The restlessness around the debate gets a little closer to home, too. My wonderful girlfriend Brittany was selected, out of the thousands who applied, to be one of the few who gets to go watch the debate live. I'm sure she'll write about it over on her blog and we'll get as many pictures as we can up on Flickr tomorrow night. I'm really proud of her and happy for her, she deserves this big treat after all the work she's been doing recently.

As far as my own thoughts on the debate go, I must say I'm excited. It is undeniably cool to see all the action around campus and to witness history happening right in front of you (more on this at a later date). I must say though, if asked what I think of Hofstra holding the debate on some sort of live television broadcast, I would be remiss if I didn't say something like "yes, I think it is fantastic that Hofstra was selected to host the final debate for this most important of elections but honestly I'm troubled to see Hofstra go to all the effort for this event and still not be able to get the money together to get working washing machines in the dorms". Or something like that.
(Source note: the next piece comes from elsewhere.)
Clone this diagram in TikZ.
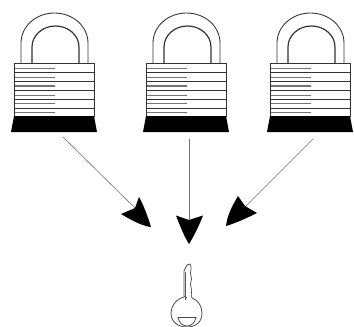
\documentclass[tikz,border=0pt]{standalone}
\usetikzlibrary{arrows.meta}
\tikzset{
  shackle/.style={line width=.85pt,draw=black!80},
  rail/.style={line width=.9pt,draw=black!80},
  tooth/.style={line width=1pt,draw=black!55},
  flow/.style={line width=.6pt,draw=black!55},
  headtip/.style={fill=black,draw=none},
  keyline/.style={line width=.8pt,draw=black!70},
  pics/padlock/.style={code={
    \draw[shackle] (7,63) -- (7,43) .. controls (7,26.4) and (22,13) .. (40.5,13) .. controls (59,13) and (74,26.4) .. (74,43) -- (74,63);
    \draw[shackle,line width=1.2pt] (18,63) -- (18,47) .. controls (18,35.4) and (28.5,26) .. (41.5,26) .. controls (54.5,26) and (65,35.4) .. (65,47) -- (65,63);
    \draw[rail,fill=white] (0,63) rectangle (80,116);
    \foreach \y in {72,81,90,99,108}{\draw[rail] (0,\y) -- (80,\y);}
    \foreach \y in {68,77,95,103,112}{\draw[tooth] (1,\y) -- (41,\y);}
    \draw[tooth,line width=2pt] (1,86) -- (41,86);
    \fill[black] (0,116) -- (80,116) -- (83,132) -- (-3,132) -- cycle;
  }}
}
\begin{document}
\begin{tikzpicture}[x=1pt,y=-1pt]
\useasboundingbox (0,0) rectangle (354,327);
\fill[white] (0,0) rectangle (354,327);
\pic at (14,0) {padlock};
\pic at (146,0) {padlock};
\pic at (270,0) {padlock};
\coordinate (a1) at (63,137);
\coordinate (a2) at (189,139);
\coordinate (a3) at (313,139);
\coordinate (k1) at (151,227);
\coordinate (k2) at (189,244);
\coordinate (k3) at (226,226);
\draw[flow] (a1) -- (135,208);
\draw[flow] (a2) -- (189,221);
\draw[flow] (a3) -- (245,207);
\fill[headtip] (k1) .. controls (142,226) and (131,220) .. (121,214) -- (135,208) -- (139,197) .. controls (144,206) and (148,217) .. (k1) -- cycle;
\fill[headtip] (k2) .. controls (184,236) and (180,226) .. (176,215.5) -- (189,220) -- (203,215.5) .. controls (199,226) and (194,236) .. (k2) -- cycle;
\fill[headtip] (k3) .. controls (227,216) and (232,206) .. (238,196) -- (245,206) -- (257,213) .. controls (247,218) and (236,223) .. (k3) -- cycle;
% key
\draw[keyline] (187,298) -- (184,296) -- (184,271) -- (187,265) -- (190,264);
\draw[line width=1.6pt,draw=black!65] (185.5,272) -- (185.5,300);
\draw[keyline,line width=.7pt] (190,264) .. controls (193,268) and (189,272) .. (191,276) .. controls (193,280) and (189,283) .. (191,287) .. controls (193,291) and (190,294) .. (192,298);
\draw[keyline] (184,297) .. controls (176,299) and (171,306) .. (171,313) .. controls (171,322) and (178,327) .. (187,327) .. controls (196,327) and (202,322) .. (202,313) .. controls (202,306) and (198,300) .. (192,298);
\draw[keyline] (178,317.5) -- (196,317.5) .. controls (195,323) and (191,326) .. (187,326) .. controls (183,326) and (179,323) .. (178,317.5) -- cycle;
\end{tikzpicture}
\end{document}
In other news, my meeting with my architecture professor went well. I left happy as a clam, with that warm and fuzzy feeling inside that you get when a teacher likes you. Without rehashing the whole conversation, I'm just going to say that the sentence "art history is really like the cuban cigar of pre-law majors" was said. Not that I'm looking into law, but that is just such a cool phrase it must be put in the record books. Beyond that, I'm defiantly warming up to the idea of an art history major and, I think, if this professor has anything to do with it, I'll be sold by winter time.

All told it has been a great, yet busy, week out here in Hempstead, NY. Be sure to tune in to the debate!